THE EXERCISE → Take the lines from the top down to and including the one with "import * as" and repeat them exactly. Omit images.

DATA EXTRACT →
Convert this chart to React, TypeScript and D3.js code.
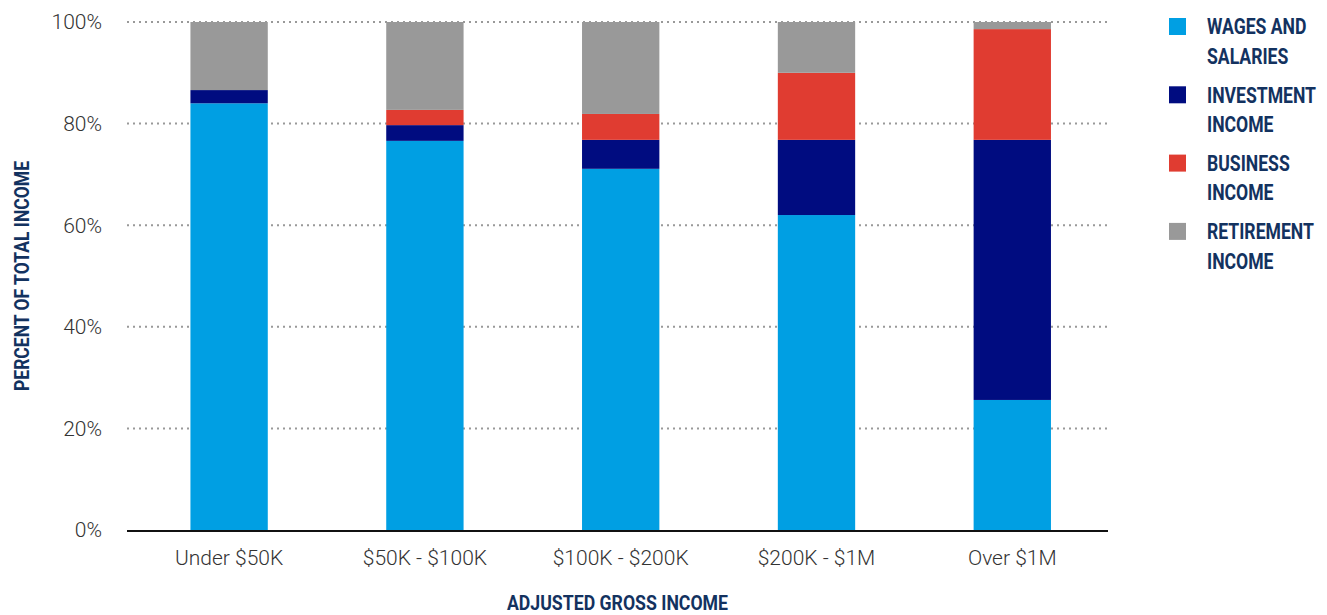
import React from "react";
import * as d3 from "d3";

const categories = ["Under $50K", "$50K - $100K", "$100K - $200K", "$200K - $1M", "Over $1M"];
const seriesNames = ["WAGES AND SALARIES", "INVESTMENT INCOME", "BUSINESS INCOME", "RETIREMENT INCOME"];
const legendLines = [["WAGES AND", "SALARIES"], ["INVESTMENT", "INCOME"], ["BUSINESS", "INCOME"], ["RETIREMENT", "INCOME"]];
const wages = [84.0, 76.6, 71.1, 62.0, 25.6];
const investment = [2.6, 3.1, 5.7, 14.8, 51.2];
const business = [0, 3.0, 5.1, 13.2, 21.8];
const retirement = [13.4, 17.3, 18.1, 10.0, 1.4];
const yTicks = [0, 20, 40, 60, 80, 100];
const colors = ["#009FE3", "#000C80", "#E03C31", "#999999"];

const W = 1327, H = 615;
const plotLeft = 127, plotRight = 1108;
const yTop = 22, yBottom = 530;
const TITLE = "#13325F";
const COND = "Roboto, 'Noto Sans', sans-serif";

export default function App() {
  const x = d3.scaleBand<string>().domain(categories).range([131.7, 1109.7]).paddingInner(0.605).paddingOuter(0.3);
  const y = d3.scaleLinear().domain([0, 100]).range([yBottom, yTop]);
  const rows = categories.map((c, i) => ({ cat: c, w: wages[i], inv: investment[i], bus: business[i], ret: retirement[i] }));
  const stack = d3.stack<any>().keys(["w", "inv", "bus", "ret"])(rows);

  return (
    <svg width={W} height={H} style={{ position: "absolute", left: 0, top: 0, background: "#fff" }}>
      {yTicks.map((t) => (
        <g key={t}>
          {t > 0 && (
            <line x1={plotLeft} x2={plotRight} y1={y(t)} y2={y(t)} stroke="#999" strokeWidth={2} strokeDasharray="2,4" />
          )}
          <text x={102} y={y(t)} dy="0.35em" textAnchor="end" fontFamily="Roboto, sans-serif" fontWeight={300} fontSize={21} fill="#333">
            {t}%
          </text>
        </g>
      ))}
      {stack.map((s, si) => (
        <g key={si} fill={colors[si]}>
          {s.map((d, i) => (
            <rect key={i} x={x(categories[i])} width={x.bandwidth()} y={y(d[1])} height={Math.max(0, y(d[0]) - y(d[1]))} />
          ))}
        </g>
      ))}
      <line x1={plotLeft} x2={plotRight} y1={y(0) + 1} y2={y(0) + 1} stroke="#111" strokeWidth={2} />
      {categories.map((c) => (
        <text key={c} x={(x(c) as number) + x.bandwidth() / 2} y={558} dy="0.35em" textAnchor="middle" fontFamily="Roboto, sans-serif" fontWeight={300} fontSize={21} fill="#333">
          {c}
        </text>
      ))}
      <text x={507} y={603} dy="0.35em" fontFamily={COND} fontWeight={700} fontSize={21} fill={TITLE} textLength={221} lengthAdjust="spacingAndGlyphs">
        ADJUSTED GROSS INCOME
      </text>
      <text transform={`translate(22,391) rotate(-90)`} dy="0.35em" fontFamily={COND} fontWeight={700} fontSize={20} fill={TITLE} textLength={230} lengthAdjust="spacingAndGlyphs">
        PERCENT OF TOTAL INCOME
      </text>
      {seriesNames.map((n, i) => (
        <g key={n} transform={`translate(1169, ${18 + i * 68.3})`}>
          <rect x={0} y={0} width={17} height={17} fill={colors[i]} />
          {legendLines[i].map((l, j) => (
            <g key={j} transform={`translate(38, ${8.5 + j * 29.5}) scale(0.8, 1)`}>
              <text x={0} y={0} dy="0.35em" fontFamily={COND} fontWeight={700} fontSize={22} fill={TITLE}>
                {l}
              </text>
            </g>
          ))}
        </g>
      ))}
    </svg>
  );
}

TASK ANSWER →
Convert this chart to React, TypeScript and D3.js code.
import React from "react";
import * as d3 from "d3";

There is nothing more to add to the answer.